Lack of international cooperation in developing the critical mass needed for projects and joint efforts

Lack of interaction (lack of confidence and sometimes lack of information) between universities, industries, and governments

In addition, it is imperative that efforts be made to address these issues concurrently in order to further the technological development of Ibero-America. It was a consensus among the participants in the meeting that traditional mechanisms for collaboration are not sufficient, and new, more effective mechanisms are needed. As a result of the meeting, ISTEC was created, and universities, industries, and other organizations became members by signing a Memorandum of Understanding (MOU). The MOU establishes a General Assembly, which sets policy and direction, an Executive Committee, which carries out the policies and promotes the Consortium, and an Executive Office, which handles the day-to-day operations.

The goals of the Consortium are to conceive, plan, and carry out activities of higher education, research and development, and technology transfer, for the purpose of facilitating scientific and technical progress of the Ibero-American countries. ISTEC participants encourage the free flow of ideas and access to information in the pursuit of technical excellence. By coordinating eminent personnel and resources from diverse geographical locations, ISTEC has developed a mechanism called the Initiative, which is an organized effort to create activities to address a specific area of concern.
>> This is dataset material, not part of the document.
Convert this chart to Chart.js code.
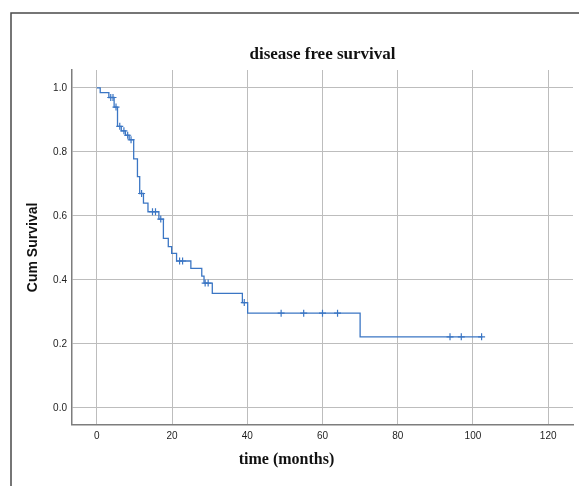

In order to confront the hurdles mentioned above, there are currently four Initiatives underway: 1) Library Linkages, providing rapid access to current information for researchers, educators, manufacturers, and policy makers; 2) Advanced Continuing Education, creating competitive human resources through on-site training, distance learning, and non-traditional exchange programs; 3) Research and Development Laboratories, augmenting the shared R&D capabilities of universities and industries with state-of-the-art equipment, flexible network design, and training; and 4) Los Libertadores, developing a network of Centers of Excellence to share expertise and distributed problem solving. Within initiatives, projects are identified, planned, and implemented. They are member-driven, flexible, and run concurrently. Projects are dynamic and expandable, are designed with both short- and long-term goals, and include consideration of social impact. The organization of the Consortium and its distributed structure avoids the duplication of efforts and its coordination maximizes the utilization of available resources. Thus the Initiative concept inherently responds to membership needs and effectively meets the challenges present in Latin America.

ISTEC recognizes that the scarcity of resources can be a catalyst to innovation in education, research, and development. Its multinational membership maximizes resource utilization at the same time that it minimizes repetition, solidifies industrial and education institutional partnerships, and employs state-of-the-art infrastructure for information sharing to address common problems. At the same time, ISTEC creates new investment opportunities, provides support for existing industries, and seeks solutions to local problems using current technologies. Funding for projects comes from a number of local, regional, and international sources. Additionally, each member of ISTEC contributes to operational expenses though annual membership dues. As partners in a win/win endeavor, the industry members of ISTEC benefit from a trained workforce in many countries, new markets and contacts, and ready access to the universities and R&D centers throughout Latin America and the Iberian Peninsula.

ISTEC’s activities bring the latest trends and information in the fast-moving fields of science and technology to educators, scientists, and others who can utilize this information. Countries are seeing their science and technology education programs brought to competitive levels. The work of the Consortium is raising the level and quality of education among the academic institutions of Latin America by providing key links with the private sector and improved communications with other institutions. And, perhaps most importantly, the Consortium is helping people continue to live and work in their own countries by providing real life opportunities for learning and employment throughout the Americas.